= Available data =

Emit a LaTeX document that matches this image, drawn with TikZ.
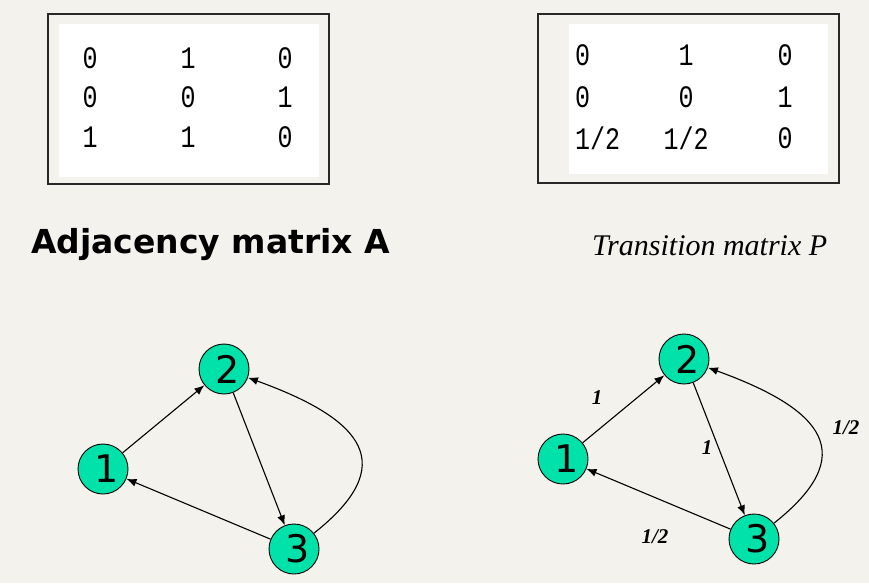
\documentclass[tikz,border=0pt]{standalone}
\usepackage{fontspec}
\usepackage{graphicx}
\setmainfont{DejaVu Sans}
\newfontfamily\monof{Liberation Mono}
\newfontfamily\titlef{DejaVu Sans}
\newfontfamily\italf{Liberation Serif}
\usetikzlibrary{arrows.meta}
\definecolor{bgc}{RGB}{243,242,236}
\definecolor{nodec}{RGB}{0,226,170}
\definecolor{framec}{RGB}{40,40,40}
\tikzset{
  vert/.style={circle,draw=black,line width=0.9pt,fill=nodec,minimum size=50pt,inner sep=0pt,font=\fontsize{38}{38}\selectfont},
  arr/.style={line width=1.1pt,-{Latex[length=10pt,width=8pt]}},
  frame/.style={draw=framec,line width=1.4pt,fill=bgc},
  inner/.style={fill=white,draw=none},
  entry/.style={inner sep=0pt,font=\fontsize{25}{25}\monof},
  elab/.style={inner sep=0pt,font=\fontsize{21}{21}\italf\bfseries\itshape},
}
\newcommand{\tallnum}[1]{\scalebox{1}[1.25]{#1}}
\newcommand{\vlab}[1]{\hspace*{7pt}#1}
\begin{document}
\begin{tikzpicture}[x=1pt,y=-1pt]
\fill[bgc] (0,0) rectangle (869,583);
\useasboundingbox (0,0) rectangle (869,583);
% left matrix
\draw[frame] (48,14) rectangle (329,184);
\fill[inner] (59,24) rectangle (319,177);
\node[entry] (a11) at (90,58) {\tallnum{0}};
\node[entry] (a12) at (188,58) {\tallnum{1}};
\node[entry] (a13) at (285,58) {\tallnum{0}};
\node[entry] (a21) at (90,97) {\tallnum{0}};
\node[entry] (a22) at (188,97) {\tallnum{0}};
\node[entry] (a23) at (285,97) {\tallnum{1}};
\node[entry] (a31) at (90,137) {\tallnum{1}};
\node[entry] (a32) at (188,137) {\tallnum{1}};
\node[entry] (a33) at (285,137) {\tallnum{0}};
% right matrix
\draw[frame] (538,14) rectangle (839,183);
\fill[inner] (569,24) rectangle (828,174);
\node[entry,anchor=west] (p11) at (575,55) {\tallnum{0}};
\node[entry] (p12) at (686,55) {\tallnum{1}};
\node[entry] (p13) at (785,55) {\tallnum{0}};
\node[entry,anchor=west] (p21) at (575,97) {\tallnum{0}};
\node[entry] (p22) at (686,97) {\tallnum{0}};
\node[entry] (p23) at (785,97) {\tallnum{1}};
\node[entry,anchor=west] (p31) at (575,138) {\tallnum{1/2}};
\node[entry] (p32) at (686,138) {\tallnum{1/2}};
\node[entry] (p33) at (785,138) {\tallnum{0}};
% titles
\node[anchor=base west,inner sep=0pt,font=\fontsize{33}{33}\titlef\bfseries] (ta) at (31,253) {Adjacency matrix A};
\node[anchor=base west,inner sep=0pt,font=\fontsize{30}{30}\italf\itshape] (tp) at (592,255) {Transition matrix P};
% left graph
\node[vert] (l1) at (103,469) {\vlab{1}};
\node[vert] (l2) at (224,369) {\vlab{2}};
\node[vert] (l3) at (294,549) {\vlab{3}};
\draw[arr] (l1) -- (l2);
\draw[arr] (l2) -- (l3);
\draw[arr] (l3) -- (l1);
\draw[arr] (l3) .. controls (400,465) and (365,420) .. (l2);
% right graph
\node[vert] (r1) at (563,459) {\vlab{1}};
\node[vert] (r2) at (684,359) {\vlab{2}};
\node[vert] (r3) at (754,539) {\vlab{3}};
\draw[arr] (r1) -- (r2);
\draw[arr] (r2) -- (r3);
\draw[arr] (r3) -- (r1);
\draw[arr] (r3) .. controls (860,455) and (825,410) .. (r2);
\node[elab] (e12) at (597,398) {1};
\node[elab] (e23) at (707,448) {1};
\node[elab] (e32) at (846,428) {1/2};
\node[elab] (e31) at (655,537) {1/2};
\end{tikzpicture}
\end{document}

= What to produce =
In your copy, leave out the pictures and reproduce the material above exactly.

= Task result =
Emit a LaTeX document that matches this image, drawn with TikZ.
\documentclass[tikz,border=0pt]{standalone}
\usepackage{fontspec}
\usepackage{graphicx}
\setmainfont{DejaVu Sans}
\newfontfamily\monof{Liberation Mono}
\newfontfamily\titlef{DejaVu Sans}
\newfontfamily\italf{Liberation Serif}
\usetikzlibrary{arrows.meta}
\definecolor{bgc}{RGB}{243,242,236}
\definecolor{nodec}{RGB}{0,226,170}
\definecolor{framec}{RGB}{40,40,40}
\tikzset{
  vert/.style={circle,draw=black,line width=0.9pt,fill=nodec,minimum size=50pt,inner sep=0pt,font=\fontsize{38}{38}\selectfont},
  arr/.style={line width=1.1pt,-{Latex[length=10pt,width=8pt]}},
  frame/.style={draw=framec,line width=1.4pt,fill=bgc},
  inner/.style={fill=white,draw=none},
  entry/.style={inner sep=0pt,font=\fontsize{25}{25}\monof},
  elab/.style={inner sep=0pt,font=\fontsize{21}{21}\italf\bfseries\itshape},
}
\newcommand{\tallnum}[1]{\scalebox{1}[1.25]{#1}}
\newcommand{\vlab}[1]{\hspace*{7pt}#1}
\begin{document}
\begin{tikzpicture}[x=1pt,y=-1pt]
\fill[bgc] (0,0) rectangle (869,583);
\useasboundingbox (0,0) rectangle (869,583);
% left matrix
\draw[frame] (48,14) rectangle (329,184);
\fill[inner] (59,24) rectangle (319,177);
\node[entry] (a11) at (90,58) {\tallnum{0}};
\node[entry] (a12) at (188,58) {\tallnum{1}};
\node[entry] (a13) at (285,58) {\tallnum{0}};
\node[entry] (a21) at (90,97) {\tallnum{0}};
\node[entry] (a22) at (188,97) {\tallnum{0}};
\node[entry] (a23) at (285,97) {\tallnum{1}};
\node[entry] (a31) at (90,137) {\tallnum{1}};
\node[entry] (a32) at (188,137) {\tallnum{1}};
\node[entry] (a33) at (285,137) {\tallnum{0}};
% right matrix
\draw[frame] (538,14) rectangle (839,183);
\fill[inner] (569,24) rectangle (828,174);
\node[entry,anchor=west] (p11) at (575,55) {\tallnum{0}};
\node[entry] (p12) at (686,55) {\tallnum{1}};
\node[entry] (p13) at (785,55) {\tallnum{0}};
\node[entry,anchor=west] (p21) at (575,97) {\tallnum{0}};
\node[entry] (p22) at (686,97) {\tallnum{0}};
\node[entry] (p23) at (785,97) {\tallnum{1}};
\node[entry,anchor=west] (p31) at (575,138) {\tallnum{1/2}};
\node[entry] (p32) at (686,138) {\tallnum{1/2}};
\node[entry] (p33) at (785,138) {\tallnum{0}};
% titles
\node[anchor=base west,inner sep=0pt,font=\fontsize{33}{33}\titlef\bfseries] (ta) at (31,253) {Adjacency matrix A};
\node[anchor=base west,inner sep=0pt,font=\fontsize{30}{30}\italf\itshape] (tp) at (592,255) {Transition matrix P};
% left graph
\node[vert] (l1) at (103,469) {\vlab{1}};
\node[vert] (l2) at (224,369) {\vlab{2}};
\node[vert] (l3) at (294,549) {\vlab{3}};
\draw[arr] (l1) -- (l2);
\draw[arr] (l2) -- (l3);
\draw[arr] (l3) -- (l1);
\draw[arr] (l3) .. controls (400,465) and (365,420) .. (l2);
% right graph
\node[vert] (r1) at (563,459) {\vlab{1}};
\node[vert] (r2) at (684,359) {\vlab{2}};
\node[vert] (r3) at (754,539) {\vlab{3}};
\draw[arr] (r1) -- (r2);
\draw[arr] (r2) -- (r3);
\draw[arr] (r3) -- (r1);
\draw[arr] (r3) .. controls (860,455) and (825,410) .. (r2);
\node[elab] (e12) at (597,398) {1};
\node[elab] (e23) at (707,448) {1};
\node[elab] (e32) at (846,428) {1/2};
\node[elab] (e31) at (655,537) {1/2};
\end{tikzpicture}
\end{document}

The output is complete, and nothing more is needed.